STATED PROBLEM: Each line from the start of the records below through the line that contains "import plotly.graph_objects as go" should be printed exactly. Pictures are omitted.

(Charts and diagrams as code)
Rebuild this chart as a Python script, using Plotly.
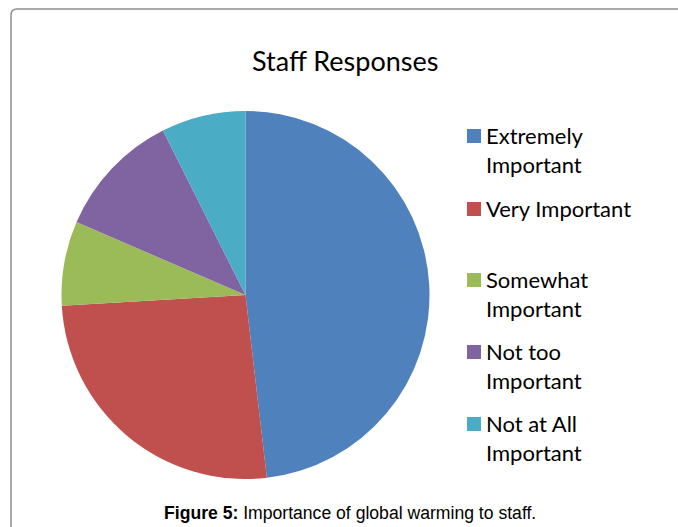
import plotly.graph_objects as go

# Survey responses (number of staff)
categories = ["Extremely Important", "Very Important", "Somewhat Important",
              "Not too Important", "Not at All Important"]
legend_labels = ["Extremely<br>Important", "Very Important", "Somewhat<br>Important",
                 "Not too<br>Important", "Not at All<br>Important"]
counts = [13, 7, 2, 3, 2]
colors = ["#4F81BD", "#C0504D", "#9BBB59", "#8064A2", "#4BACC6"]

W, H = 678, 527
FONT = "Lato"

fig = go.Figure()
fig.add_trace(go.Pie(
    labels=categories,
    values=counts,
    marker=dict(colors=colors, line=dict(width=0)),
    sort=False,
    direction="clockwise",
    rotation=0,
    textinfo="none",
    hoverinfo="label+value+percent",
    showlegend=False,
    domain=dict(x=[61 / W, 430 / W], y=[1 - 479 / H, 1 - 111 / H]),
))

shapes = []
annotations = []

# Chart frame with a rounded top-left corner
shapes.append(dict(
    type="path", xref="paper", yref="paper",
    path=f"M {11/W} {-0.05} L {11/W} {1-15/H} Q {11/W} {1-9/H} {17/W} {1-9/H} L {1.05} {1-9/H}",
    line=dict(color="#8c8c8c", width=1.5),
))

# Legend: colour swatch plus wrapped label
legend_tops = [136, 209, 280, 352, 424]
for lbl, col, top in zip(legend_labels, colors, legend_tops):
    shapes.append(dict(
        type="rect", xref="paper", yref="paper",
        x0=467 / W, x1=481 / W, y0=1 - (top + 7) / H, y1=1 - (top - 7) / H,
        fillcolor=col, line=dict(width=0),
    ))
    annotations.append(dict(
        x=484 / W, y=1 - (top - 16) / H, xref="paper", yref="paper",
        xanchor="left", yanchor="top", align="left", showarrow=False,
        text=lbl, font=dict(family=FONT, size=22, color="#000000"),
    ))

# Chart title
annotations.append(dict(
    x=345 / W, y=1 - 60 / H, xref="paper", yref="paper",
    xanchor="center", yanchor="middle", showarrow=False,
    text="Staff Responses", font=dict(family=FONT, size=27, color="#000000"),
))

# Figure caption
annotations.append(dict(
    x=350 / W, y=1 - 513 / H, xref="paper", yref="paper",
    xanchor="center", yanchor="middle", showarrow=False,
    text="<b>Figure 5:</b> Importance of global warming to staff.",
    font=dict(family="Liberation Sans", size=17.6, color="#000000"),
))

fig.update_layout(
    width=W, height=H,
    margin=dict(l=0, r=0, t=0, b=0),
    paper_bgcolor="#ffffff",
    plot_bgcolor="#ffffff",
    shapes=shapes,
    annotations=annotations,
    showlegend=False,
)

fig.write_html("out.html")
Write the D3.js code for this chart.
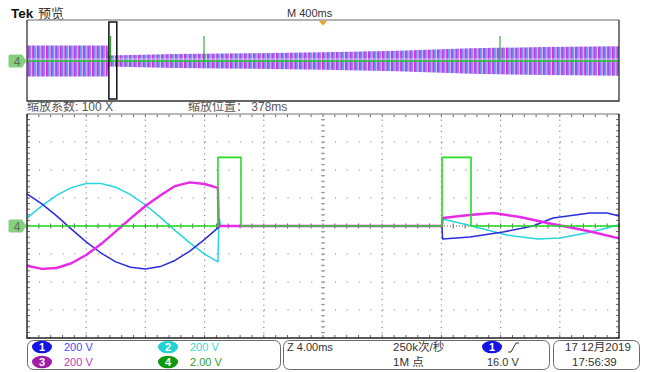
<!DOCTYPE html>
<html>
<head>
<meta charset="utf-8">
<script src="https://cdn.jsdelivr.net/npm/d3@7"></script>
<style>
  body { margin: 0; background: #fff; }
  svg { display: block; font-family: "Liberation Sans", "Noto Sans CJK SC", sans-serif; }
</style>
</head>
<body>
<div id="scope"></div>
<script>
// ---- channel data, main (zoomed) window: time in ms, values in volts
let ch1T = [0, 1, 2, 3, 4, 5, 6, 7, 8, 9, 10, 11, 12, 13, 13.1, 28.04, 28.08, 29.93, 32.16, 34.19, 35.54, 38.04, 39.19, 40];
let ch1V = [230, 158, 72, -22, -113, -193, -256, -295, -307, -290, -246, -179, -96, -4, 0, 0, -93, -79, -43, 0, 57, 93, 93, 71];

let ch2T = [0, 1, 2, 3, 4, 5, 6, 7, 8, 9, 10, 11, 12, 12.9, 12.97, 13.1, 28.04, 28.08, 29.5, 31.1, 32.4, 34.5, 36.0, 37.8, 39.2, 40];
let ch2V = [56, 144, 219, 274, 303, 304, 277, 224, 150, 63, -31, -121, -201, -256, 57, 0, 0, 50, 14, -29, -64, -93, -86, -50, -14, 10];

let ch3T = [0, 1, 2, 3, 4, 5, 6, 7, 8, 9, 10, 11, 12, 12.9, 12.95, 28.04, 28.08, 29.9, 31.5, 33.3, 35.5, 36.9, 38.2, 40];
let ch3V = [-284, -306, -300, -266, -207, -129, -39, 54, 143, 218, 285, 312, 300, 272, 0, 0, 57, 79, 93, 64, 14, -14, -43, -88];

let ch4T = [0, 12.9, 12.9, 14.46, 14.46, 28.04, 28.04, 30.0, 30.0, 40];
let ch4V = [0, 0, 4.9, 4.9, 0, 0, 4.9, 4.9, 0, 0];

// ---- overview (record) window: time in ms, envelope amplitude in volts
let ovT = [0, 545, 548, 1000, 1500, 2000, 2500, 3000, 3500, 4000];
let ovAmp = [310, 310, 110, 140, 155, 175, 205, 255, 280, 295];
let ovSpikeT = [565, 1196, 3196];
let ovSpikeV = [5, 5, 5];
let zoomStart = 560, zoomWidth = 40, triggerT = 2000;

// ---- labels
let chScales = ["200 V", "200 V", "200 V", "2.00 V"];
let chColors = ["#2b2be0", "#27d6dc", "#e829e8", "#22dd22"];
let chBadge = ["#1414e6", "#22d2d6", "#a01ea6", "#0e980e"];
let chLabelColor = ["#4a4af5", "#38d8dc", "#b83ab8", "#2ca02c"];

let dim = { width: 646, height: 372 };
let plot = { left: 27, right: 619, top: 114, bottom: 338 };
let ov = { top: 20, bottom: 101 };

let svg = d3.select("#scope").append("svg")
    .attr("width", dim.width)
    .attr("height", dim.height);

// striped fill for the compressed record view
let defs = svg.append("defs");
let pat = defs.append("pattern")
    .attr("id", "band")
    .attr("patternUnits", "userSpaceOnUse")
    .attr("width", 4.6).attr("height", 7);
pat.append("rect").attr("width", 4.6).attr("height", 7).attr("fill", "#f4ecff");
pat.append("rect").attr("x", 0).attr("width", 1.3).attr("height", 7).attr("fill", "#e02ae6");
pat.append("rect").attr("x", 1.3).attr("width", 1.1).attr("height", 7).attr("fill", "#3232e8");
pat.append("rect").attr("x", 2.4).attr("width", 0.7).attr("height", 7).attr("fill", "#30d8e8");
pat.append("rect").attr("x", 3.1).attr("width", 0.8).attr("height", 7).attr("fill", "#b040e0");

// ---- scales
let x = d3.scaleLinear().domain([0, 40]).range([plot.left, plot.right]);
let yDiv = d3.scaleLinear().domain([-4, 4]).range([plot.bottom, plot.top]);
let yV = d3.scaleLinear().domain([-800, 800]).range([plot.bottom, plot.top]);
let yG = d3.scaleLinear().domain([-8, 8]).range([plot.bottom, plot.top]);

let xOv = d3.scaleLinear().domain([0, 4000]).range([plot.left, plot.right]);
let yOv = d3.scaleLinear().domain([-800, 800]).range([ov.bottom, ov.top + 1]);
let yOvG = d3.scaleLinear().domain([-8, 8]).range([ov.bottom, ov.top + 1]);

// ---- header
svg.append("text").attr("x", 11).attr("y", 18)
    .style("font-weight", "bold").style("font-size", "13.5px").attr("fill", "#111")
    .text("Tek");
svg.append("text").attr("x", 38).attr("y", 18)
    .style("font-family", "Noto Sans CJK SC").style("font-size", "13px").attr("fill", "#333")
    .text("预览");
svg.append("text").attr("x", 287).attr("y", 17)
    .style("font-size", "11px").attr("fill", "#333")
    .text("M 400ms");

// ---- overview
let ovG = svg.append("g").attr("class", "overview");
let band = d3.area()
    .x((d, i) => xOv(ovT[i]))
    .y0(d => yOv(-d))
    .y1(d => yOv(d));
ovG.append("path").datum(ovAmp).attr("d", band).attr("fill", "url(#band)");
ovG.append("line")
    .attr("x1", xOv(0)).attr("x2", xOv(4000))
    .attr("y1", yOvG(0) - 2).attr("y2", yOvG(0) - 2)
    .attr("stroke", "#fff").attr("stroke-width", 1).attr("stroke-opacity", 0.6);
ovG.append("line")
    .attr("x1", xOv(0)).attr("x2", xOv(4000))
    .attr("y1", yOvG(0)).attr("y2", yOvG(0))
    .attr("stroke", "#22cc22").attr("stroke-width", 1.6);
ovG.selectAll("line.spike").data(ovSpikeT).enter().append("line")
    .attr("class", "spike")
    .attr("x1", d => xOv(d)).attr("x2", d => xOv(d))
    .attr("y1", yOvG(0)).attr("y2", (d, i) => yOvG(ovSpikeV[i]))
    .attr("stroke", "#1a9a1a").attr("stroke-width", 1);
ovG.append("path")
    .attr("d", `M${plot.left},${ov.top}H${plot.right}`)
    .attr("stroke", "#9a9a9a").attr("stroke-width", 1.6).attr("fill", "none");
ovG.append("path")
    .attr("d", `M${plot.left},${ov.top}V${ov.bottom}H${plot.right}V${ov.top}`)
    .attr("stroke", "#333").attr("stroke-width", 1.3).attr("fill", "none");
ovG.append("rect")
    .attr("x", xOv(zoomStart) - 1).attr("width", xOv(zoomStart + zoomWidth) - xOv(zoomStart) + 2)
    .attr("y", 22).attr("height", 77)
    .attr("fill", "none").attr("stroke", "#111").attr("stroke-width", 1.5);
ovG.append("path")
    .attr("d", `M${xOv(triggerT) - 4},${ov.top + 1}h8l-4,4.5z`)
    .attr("fill", "#f09a1e");

// ---- zoom info
svg.append("text").attr("x", 27).attr("y", 111)
    .style("font-size", "12px").attr("fill", "#555")
    .text("缩放系数: 100 X");
svg.append("text").attr("x", 188).attr("y", 111)
    .style("font-size", "12px").attr("fill", "#555")
    .text("缩放位置： 378ms");

// ---- grid
let gridG = svg.append("g");
let vLines = d3.range(1, 10).map(d => d * 4);
let hLines = d3.range(-3, 4).filter(d => d !== 0);
gridG.selectAll("line.v").data(vLines).enter().append("line")
    .attr("x1", d => x(d)).attr("x2", d => x(d))
    .attr("y1", plot.top).attr("y2", plot.bottom)
    .attr("stroke", "#8a8a8a").attr("stroke-width", 1.2)
    .attr("stroke-dasharray", "1.2 4.4");
gridG.selectAll("line.h").data(hLines).enter().append("line")
    .attr("x1", plot.left).attr("x2", plot.right)
    .attr("y1", d => yDiv(d)).attr("y2", d => yDiv(d))
    .attr("stroke", "#8a8a8a").attr("stroke-width", 1.2)
    .attr("stroke-dasharray", "1.2 10.64");
gridG.append("line")
    .attr("x1", plot.left).attr("x2", plot.right)
    .attr("y1", yDiv(0)).attr("y2", yDiv(0))
    .attr("stroke", "#555").attr("stroke-width", 1).attr("stroke-dasharray", "1 2");

let minorX = d3.range(0, 40.01, 0.8);
let minorY = d3.range(-4, 4.01, 0.2);
let tick = (sel, data, f) => sel.selectAll(null).data(data).enter().append("line")
    .attr("stroke", "#666").attr("stroke-width", 1).each(f);
tick(gridG, minorX, function (d) {
  d3.select(this).attr("x1", x(d)).attr("x2", x(d)).attr("y1", yDiv(0) - 2.5).attr("y2", yDiv(0) + 2.5);
});
tick(gridG, minorX, function (d) {
  d3.select(this).attr("x1", x(d)).attr("x2", x(d)).attr("y1", plot.top).attr("y2", plot.top + 3);
});
tick(gridG, minorX, function (d) {
  d3.select(this).attr("x1", x(d)).attr("x2", x(d)).attr("y1", plot.bottom - 3).attr("y2", plot.bottom);
});
tick(gridG, minorY, function (d) {
  d3.select(this).attr("x1", x(20) - 2).attr("x2", x(20) + 2).attr("y1", yDiv(d)).attr("y2", yDiv(d))
      .attr("stroke", "#999");
});
tick(gridG, minorY, function (d) {
  d3.select(this).attr("x1", plot.left).attr("x2", plot.left + 3).attr("y1", yDiv(d)).attr("y2", yDiv(d));
});
tick(gridG, minorY, function (d) {
  d3.select(this).attr("x1", plot.right - 3).attr("x2", plot.right).attr("y1", yDiv(d)).attr("y2", yDiv(d));
});

// ---- traces
let traceG = svg.append("g");
let line = (T, ys) => d3.line().x((d, i) => x(T[i])).y(d => ys(d));
let traces = [
  { T: ch2T, V: ch2V, s: yV, c: chColors[1], w: 1.5 },
  { T: ch1T, V: ch1V, s: yV, c: chColors[0], w: 1.5 },
  { T: ch3T, V: ch3V, s: yV, c: chColors[2], w: 2.4 },
  { T: ch4T, V: ch4V, s: yG, c: chColors[3], w: 1.6 }
];
traces.forEach(t => {
  traceG.append("path").datum(t.V)
      .attr("d", line(t.T, t.s))
      .attr("fill", "none").attr("stroke", t.c)
      .attr("stroke-width", t.w).attr("stroke-linejoin", "round");
});

// ---- frame
svg.append("path")
    .attr("d", `M${plot.left},${plot.top}H${plot.right}`)
    .attr("stroke", "#a0a0a0").attr("stroke-width", 1.5);
svg.append("path")
    .attr("d", `M${plot.left},${plot.top}V${plot.bottom}H${plot.right}V${plot.top}`)
    .attr("stroke", "#222").attr("stroke-width", 1.4).attr("fill", "none");

// ---- channel 4 ground markers
function marker(yc) {
  let g = svg.append("g");
  g.append("path")
      .attr("d", `M10,${yc - 6.5}h12l4.5,6.5l-4.5,6.5h-12q-1.5,0,-1.5,-1.5v-10q0,-1.5,1.5,-1.5z`)
      .attr("fill", "#84d07c");
  g.append("text").attr("x", 17).attr("y", yc + 4.5)
      .attr("text-anchor", "middle").style("font-size", "12px").attr("fill", "#5d6e5c")
      .text("4");
}
marker(yOvG(0));
marker(yG(0));

// ---- status bar
let bar = svg.append("g");
bar.append("rect").attr("x", 27.5).attr("y", 340.5).attr("width", 253).attr("height", 29)
    .attr("rx", 6).attr("fill", "none").attr("stroke", "#6a6a6a");
bar.append("rect").attr("x", 283.5).attr("y", 340.5).attr("width", 266).attr("height", 29)
    .attr("rx", 6).attr("fill", "none").attr("stroke", "#6a6a6a");
bar.append("rect").attr("x", 553.5).attr("y", 340.5).attr("width", 86).attr("height", 29)
    .attr("rx", 6).attr("fill", "none").attr("stroke", "#6a6a6a");

function badge(cx, cy, fill, label) {
  bar.append("ellipse").attr("cx", cx).attr("cy", cy).attr("rx", 10).attr("ry", 6.3).attr("fill", fill);
  bar.append("text").attr("x", cx).attr("y", cy + 4).attr("text-anchor", "middle")
      .style("font-size", "11px").style("font-weight", "bold").attr("fill", "#fff").text(label);
}
let rows = [347, 362];
let cols = [42, 168];
let slots = [[0, 0], [1, 0], [0, 1], [1, 1]];
chScales.forEach((s, i) => {
  let pos = slots[i];
  badge(cols[pos[0]], rows[pos[1]], chBadge[i], String(i + 1));
  bar.append("text").attr("x", cols[pos[0]] + 22).attr("y", rows[pos[1]] + 4)
      .style("font-size", "11px").attr("fill", chLabelColor[i]).text(s);
});

bar.append("text").attr("x", 287).attr("y", 351).style("font-size", "11px").attr("fill", "#333").text("Z 4.00ms");
bar.append("text").attr("x", 393).attr("y", 351).style("font-size", "11.5px").attr("fill", "#333").text("250k次/秒");
bar.append("text").attr("x", 393).attr("y", 366).style("font-size", "11.5px").attr("fill", "#333").text("1M 点");
badge(492, 347, chBadge[0], "1");
bar.append("path").attr("d", "M508,352h3l5,-9h3").attr("fill", "none").attr("stroke", "#333").attr("stroke-width", 1);
bar.append("text").attr("x", 487).attr("y", 366).style("font-size", "11px").attr("fill", "#333").text("16.0 V");
bar.append("text").attr("x", 565).attr("y", 351).style("font-size", "11.5px").attr("fill", "#333").text("17 12月2019");
bar.append("text").attr("x", 572).attr("y", 366).style("font-size", "11.5px").attr("fill", "#333").text("17:56:39");
</script>
</body>
</html>
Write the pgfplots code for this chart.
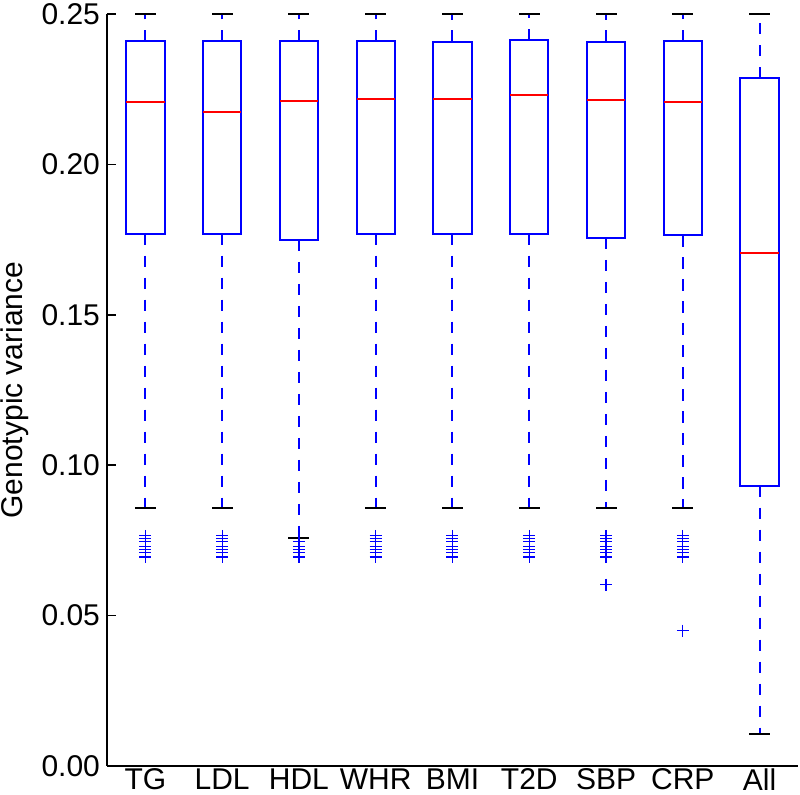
\documentclass[border=0pt]{standalone}
\usepackage{fontspec}
\setmainfont{Liberation Sans}
\usepackage{pgfplots}
\usepackage{pgfplotstable}
\pgfplotsset{compat=1.18}

\pgfplotstableread{
x  lw     q1     med    q3     uw
1  0.0857 0.1770 0.2207 0.2409 0.25
2  0.0857 0.1770 0.2173 0.2409 0.25
3  0.0759 0.1749 0.2211 0.2409 0.25
4  0.0857 0.1770 0.2219 0.2409 0.25
5  0.0857 0.1770 0.2216 0.2408 0.25
6  0.0857 0.1770 0.2232 0.2414 0.25
7  0.0857 0.1756 0.2213 0.2408 0.25
8  0.0857 0.1764 0.2207 0.2410 0.25
9  0.0106 0.0932 0.1706 0.2287 0.25
}\stats

\pgfplotstableread{
x y
1 0.0765
1 0.0755
1 0.0745
1 0.0730
1 0.0720
1 0.0710
1 0.0695
2 0.0765
2 0.0755
2 0.0745
2 0.0730
2 0.0720
2 0.0710
2 0.0695
3 0.0745
3 0.0730
3 0.0720
3 0.0710
3 0.0695
4 0.0765
4 0.0755
4 0.0745
4 0.0730
4 0.0720
4 0.0710
4 0.0695
5 0.0765
5 0.0755
5 0.0745
5 0.0730
5 0.0720
5 0.0710
5 0.0695
6 0.0765
6 0.0755
6 0.0745
6 0.0730
6 0.0720
6 0.0710
6 0.0695
7 0.0765
7 0.0755
7 0.0745
7 0.0730
7 0.0720
7 0.0710
7 0.0695
7 0.0603
8 0.0765
8 0.0755
8 0.0745
8 0.0730
8 0.0720
8 0.0710
8 0.0695
8 0.0450
}\outliers

\pgfplotsset{
  seg/.style={draw=none, mark=none, error bars/.cd, error mark=none},
}

\begin{document}
\begin{tikzpicture}
\begin{axis}[
  scale only axis, width=345.5pt, height=376pt,
  xmin=0.5, xmax=9.5, ymin=0, ymax=0.25,
  axis x line*=bottom, axis y line*=left,
  axis line style={-, line width=0.8pt, black},
  xtick={1,2,3,4,5,6,7,8,9},
  xticklabels={TG,LDL,HDL,WHR,BMI,T2D,SBP,CRP,All},
  x tick style={draw=none},
  xticklabel style={yshift=2pt},
  ytick={0,0.05,0.1,0.15,0.2,0.25},
  y tick style={black, line width=0.8pt},
  major tick length=4.5pt,
  tick align=inside,
  yticklabel style={/pgf/number format/.cd, fixed, fixed zerofill, precision=2, assume math mode=true},
  tick label style={font=\fontsize{15}{18}\selectfont},
  ylabel={Genotypic variance},
  ylabel style={font=\fontsize{15}{18}\selectfont, at={(axis description cs:-0.134,0.5)}, anchor=center},
  clip=false,
]
% lower whiskers (dashed)
\addplot[seg, y dir=minus, y explicit,
  error bar style={draw=blue, solid, line width=1pt, dash pattern=on 5.6pt off 5.4pt}]
  table[x=x, y=q1, y error expr=\thisrow{q1}-\thisrow{lw}] {\stats};
% upper whiskers (dashed)
\addplot[seg, y dir=plus, y explicit,
  error bar style={draw=blue, solid, line width=1pt, dash pattern=on 5.6pt off 5.4pt}]
  table[x=x, y=q3, y error expr=\thisrow{uw}-\thisrow{q3}] {\stats};
% box bottom and top edges
\addplot[seg, x dir=both, x fixed=0.25,
  error bar style={draw=blue, solid, line width=1pt, line cap=rect}]
  table[x=x, y=q1] {\stats};
\addplot[seg, x dir=both, x fixed=0.25,
  error bar style={draw=blue, solid, line width=1pt, line cap=rect}]
  table[x=x, y=q3] {\stats};
% box sides
\addplot[seg, y dir=plus, y explicit,
  error bar style={draw=blue, solid, line width=1pt, line cap=rect}]
  table[x expr=\thisrow{x}-0.25, y=q1, y error expr=\thisrow{q3}-\thisrow{q1}] {\stats};
\addplot[seg, y dir=plus, y explicit,
  error bar style={draw=blue, solid, line width=1pt, line cap=rect}]
  table[x expr=\thisrow{x}+0.25, y=q1, y error expr=\thisrow{q3}-\thisrow{q1}] {\stats};
% medians
\addplot[seg, x dir=both, x fixed=0.25,
  error bar style={draw=red, solid, line width=1pt}]
  table[x=x, y=med] {\stats};
% caps
\addplot[seg, x dir=both, x fixed=0.137,
  error bar style={draw=black, solid, line width=1pt}]
  table[x=x, y=lw] {\stats};
\addplot[seg, x dir=both, x fixed=0.137,
  error bar style={draw=black, solid, line width=1pt}]
  table[x=x, y=uw] {\stats};
% outliers
\addplot[only marks, mark=+, mark size=3pt, mark options={solid, blue, line width=0.6pt}]
  table[x=x, y=y] {\outliers};
\end{axis}
\pgfresetboundingbox
\path[use as bounding box] (-53.5pt,-14.5pt) rectangle (346.5pt,383pt);
\end{tikzpicture}
\end{document}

COMPLETED TASK:
Rebuild this chart as a Python script, using Plotly.
import plotly.graph_objects as go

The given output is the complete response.